Payment of Filing Fee
When the plaintiff filed this action, he sought leave to proceed in forma
pauperis. On September 1, 2016, the court granted the plaintiff leave to proceed
in forma pauperis. [See ECF No. 23]. On November 1, 2016, the court discovered
additional facts and on that basis vacated its prior order granting the plaintiff
leave to proceed in forma pauperis in this action and ordered the plaintiff to pay
the filing fee within twenty-one days. The court cautioned the plaintiff that the
case would be dismissed with prejudice if the fee was not received by the Clerk
within the time specified. On November 14, 2016, the plaintiff filed a notice to
appeal the order vacating the order granting the application to proceed in forma
On March 13, 2017, the United States Court of Appeals for the Second
Circuit issued a Mandate dismissing the plaintiff’s appeal.
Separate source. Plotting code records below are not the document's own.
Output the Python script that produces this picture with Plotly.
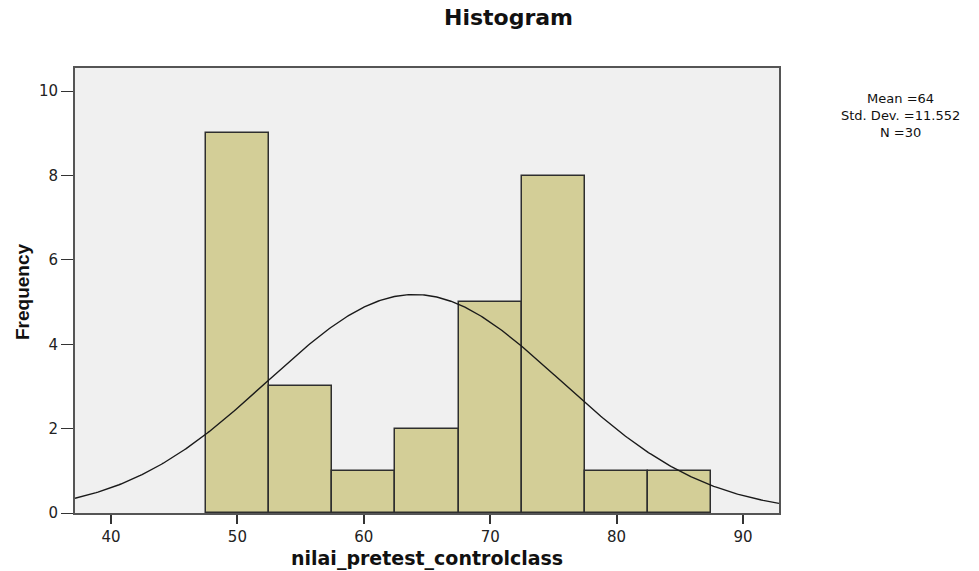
import numpy as np
import plotly.graph_objects as go

# Data
bin_centers = [50, 55, 60, 65, 70, 75, 80, 85]
counts = [9, 3, 1, 2, 5, 8, 1, 1]
bin_width = 5
mean_val = 64
std_val = 11.552
n_val = 30
x_ticks = [40, 50, 60, 70, 80, 90]
y_ticks = [0, 2, 4, 6, 8, 10]
stats_lines = ["Mean =64", "Std. Dev. =11.552", "N =30"]

x_range = [37.15, 92.85]
y_range = [0, 10.55]

# Normal curve scaled to frequency
xs = np.linspace(x_range[0], x_range[1], 400)
ys = n_val * bin_width / (std_val * np.sqrt(2 * np.pi)) * np.exp(-0.5 * ((xs - mean_val) / std_val) ** 2)

W, H = 979, 571
L, R, T, B = 75, 200, 68, 58
pw, ph = W - L - R, H - T - B


def px(x):
    return (x - L) / pw


def py(y):
    return (H - B - y) / ph


wide = "DejaVu Sans, Verdana, sans-serif"
narrow = "Liberation Sans, Arial, sans-serif"

fig = go.Figure()
fig.add_trace(go.Bar(
    x=bin_centers, y=counts, width=bin_width,
    marker=dict(color="rgb(211,206,151)", line=dict(color="#2e2e2e", width=1.5)),
    hoverinfo="x+y", showlegend=False,
))
fig.add_trace(go.Scatter(
    x=xs, y=ys, mode="lines",
    line=dict(color="#1a1a1a", width=1.4),
    showlegend=False, hoverinfo="skip",
))

annotations = [
    dict(text="<b>Histogram</b>", x=px(508), y=py(18), xref="paper", yref="paper",
         xanchor="center", yanchor="middle", showarrow=False,
         font=dict(family=wide, size=22, color="#111")),
    dict(text="<b>nilai_pretest_controlclass</b>", x=px(427), y=py(558), xref="paper", yref="paper",
         xanchor="center", yanchor="middle", showarrow=False,
         font=dict(family=wide, size=19, color="#111")),
    dict(text="<b>Frequency</b>", x=px(22), y=py(292), xref="paper", yref="paper",
         xanchor="center", yanchor="middle", showarrow=False, textangle=-90,
         font=dict(family=narrow, size=19, color="#111")),
    dict(text="<br>".join(stats_lines), x=px(900), y=py(115), xref="paper", yref="paper",
         xanchor="center", yanchor="middle", align="center", showarrow=False,
         font=dict(family=wide, size=13, color="#111")),
]

fig.update_layout(
    width=W, height=H,
    paper_bgcolor="white",
    plot_bgcolor="#f0f0f0",
    margin=dict(l=L, r=R, t=T, b=B, autoexpand=False),
    font=dict(family=wide, color="#222"),
    bargap=0,
    annotations=annotations,
)

fig.update_xaxes(
    range=x_range, tickvals=x_ticks, ticks="outside", ticklen=9, tickwidth=1.5,
    tickcolor="#333", showgrid=False, zeroline=False, automargin=False,
    showline=True, linecolor="#555", linewidth=1.5, mirror=True,
    tickfont=dict(family=wide, size=15, color="#222"),
)
fig.update_yaxes(
    range=y_range, tickvals=y_ticks, ticks="outside", ticklen=12, tickwidth=1.3,
    tickcolor="#333", showgrid=False, zeroline=False, automargin=False,
    showline=True, linecolor="#555", linewidth=1.8, mirror=True,
    tickfont=dict(family=wide, size=15, color="#222"),
)

fig.write_html("out.html", post_script="document.body.style.margin='0';",
               config={"displayModeBar": False})
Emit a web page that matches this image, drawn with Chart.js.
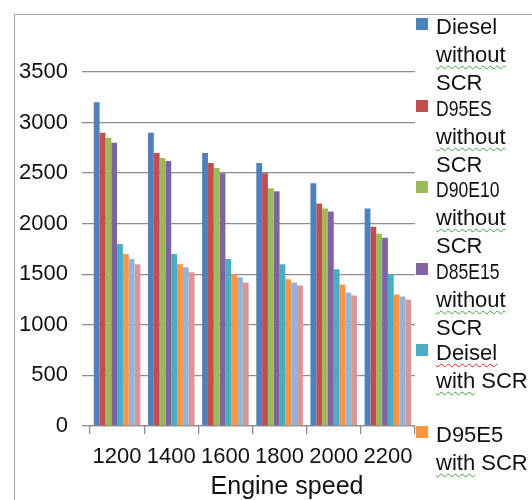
<!DOCTYPE html>
<html>
<head>
<meta charset="utf-8">
<script src="https://cdn.jsdelivr.net/npm/chart.js@4.4.0/dist/chart.umd.min.js"></script>
<style>
  html, body { margin: 0; padding: 0; background: #fff; width: 532px; height: 500px; overflow: hidden; }
  #frame { position: absolute; left: 14px; top: 14px; width: 600px; height: 600px;
           border-left: 1.5px solid #a6a6a6; border-top: 1.5px solid #a6a6a6; }
  #wrap { position: absolute; left: 0; top: 0; width: 532px; height: 500px; }
  #legend { position: absolute; left: 416px; top: 13px; font-family: "Liberation Sans", Arial, sans-serif;
            font-size: 22px; color: #111; }
  .item { position: relative; height: 81.5px; }
  .mk { position: absolute; left: 0; top: 5px; width: 12px; height: 12px; }
  .txt { position: absolute; left: 20px; top: 0; line-height: 28px; white-space: nowrap; }
  .narrow { display: inline-block; transform: scaleX(0.8); transform-origin: left center; }
  .sg { text-decoration: underline wavy #3aa83a; text-decoration-thickness: 1px; text-underline-offset: 3px; }
  .sr { text-decoration: underline wavy #e02020; text-decoration-thickness: 1px; text-underline-offset: 3px; }
  #xtitle { position: absolute; left: 287px; top: 471px; transform: translateX(-50%);
            font-family: "Liberation Sans", Arial, sans-serif; font-size: 25px; color: #111; white-space: nowrap; }
</style>
</head>
<body>
<div id="frame"></div>
<div id="wrap"><canvas id="c" width="532" height="500"></canvas></div>
<div id="legend"></div>
<div id="xtitle">Engine speed</div>
<script>
const categories = ['1200', '1400', '1600', '1800', '2000', '2200'];
const dieselNoScr = [3200, 2900, 2700, 2600, 2400, 2150];
const d95e5NoScr  = [2900, 2700, 2600, 2500, 2200, 1970];
const d90e10NoScr = [2850, 2650, 2550, 2350, 2150, 1900];
const d85e15NoScr = [2800, 2620, 2500, 2320, 2120, 1860];
const dieselScr   = [1800, 1700, 1650, 1600, 1550, 1500];
const d95e5Scr    = [1700, 1600, 1500, 1450, 1400, 1300];
const d90e10Scr   = [1650, 1570, 1470, 1420, 1320, 1280];
const d85e15Scr   = [1600, 1520, 1420, 1390, 1290, 1250];
const seriesNames = ['Diesel without SCR', 'D95ES without SCR', 'D90E10 without SCR', 'D85E15 without SCR',
                     'Deisel with SCR', 'D95E5 with SCR', 'D90E10 with SCR', 'D85E15 with SCR'];
const yMin = 0, yMax = 3500, yStep = 500;
const xTitle = 'Engine speed';

const colors = ['#4F81BD', '#C0504D', '#9BBB59', '#8064A2', '#4BACC6', '#F79646', '#95B3D7', '#D99694'];
const values = [dieselNoScr, d95e5NoScr, d90e10NoScr, d85e15NoScr, dieselScr, d95e5Scr, d90e10Scr, d85e15Scr];

// HTML legend (multi-line labels)
const legendHtml = [
  ['Diesel', '<span class="sg">without</span>', 'SCR'],
  ['<span class="narrow">D95ES</span>', '<span class="sg">without</span>', 'SCR'],
  ['<span class="narrow">D90E10</span>', '<span class="sg">without</span>', 'SCR'],
  ['<span class="narrow">D85E15</span>', '<span class="sg">without</span>', 'SCR'],
  ['<span class="sr">Deisel</span>', '<span class="sg">with</span> SCR'],
  ['D95E5', '<span class="sg">with</span> SCR'],
  ['D90E10', '<span class="sg">with</span> SCR'],
  ['D85E15', '<span class="sg">with</span> SCR']
];
const lg = document.getElementById('legend');
legendHtml.forEach((lines, i) => {
  const it = document.createElement('div');
  it.className = 'item';
  it.innerHTML = '<div class="mk" style="background:' + colors[i] + '"></div><div class="txt">' + lines.join('<br>') + '</div>';
  lg.appendChild(it);
});
document.getElementById('xtitle').textContent = xTitle;

const tickFont = { family: '"Liberation Sans", Arial, sans-serif', size: 22 };

new Chart(document.getElementById('c'), {
  type: 'bar',
  data: {
    labels: categories,
    datasets: values.map((v, i) => ({
      label: seriesNames[i],
      data: v,
      backgroundColor: colors[i],
      borderWidth: 0,
      barPercentage: 1.0,
      categoryPercentage: 0.86
    }))
  },
  options: {
    responsive: false,
    animation: false,
    devicePixelRatio: 1,
    layout: { padding: { left: 0, top: 72, right: 117, bottom: 0 } },
    plugins: { legend: { display: false }, tooltip: { enabled: false }, title: { display: false } },
    scales: {
      x: {
        grid: { display: true, drawOnChartArea: false, drawTicks: true, tickLength: 8, color: '#8c8c8c', lineWidth: 1.3, offset: true },
        border: { display: true, color: '#8c8c8c', width: 1.3 },
        ticks: { font: tickFont, color: '#111', padding: 10, maxRotation: 0, autoSkip: false },
        afterFit: s => { s.height = 74; }
      },
      y: {
        min: yMin, max: yMax,
        grid: { color: '#8c8c8c', lineWidth: 1.3, tickLength: 8 },
        border: { display: false },
        ticks: { stepSize: yStep, font: tickFont, color: '#111', padding: 14, callback: v => String(v) },
        afterFit: s => { s.width = 90; }
      }
    }
  }
});
</script>
</body>
</html>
In it the Second Circuit
court of Appeals stated: the appeal is dismissed effective February 7, 2017
unless by that date appellant either pays the fee in full, moves for in forma
pauperis status in district court or, if district court has denied in forma pauperis
status, moves in this Court for in forma pauperis status. If appellant has filed the
motion in district court and the motion is pending, appellant must so advise this
Court in writing by the same date.” To date, plaintiff has not tendered the filing
fee. Accordingly, this action will be dismissed with prejudice pursuant to Federal
Rule of Civil Procedure 41(b) for failure to comply with a court order directing the
plaintiff to submit the filing fee, [ECF No. 43]. Just as plaintiff failed to comply
with this court’s order, as of this date, fully six months after the date of the
Mandate, plaintiff has also failed to comply with the order of the court of appeals.
The Motion for Preliminary Injunction [ECF No. 61] is DENIED. This action
is DISMISSED with prejudice pursuant to Federal Rule of Civil Procedure 41(b) for
the plaintiff’s failure to comply with a court order, [ECF No. 43], directing him to
submit the filing fee on or before November 22, 2016.
So ordered at Hartford, Connecticut.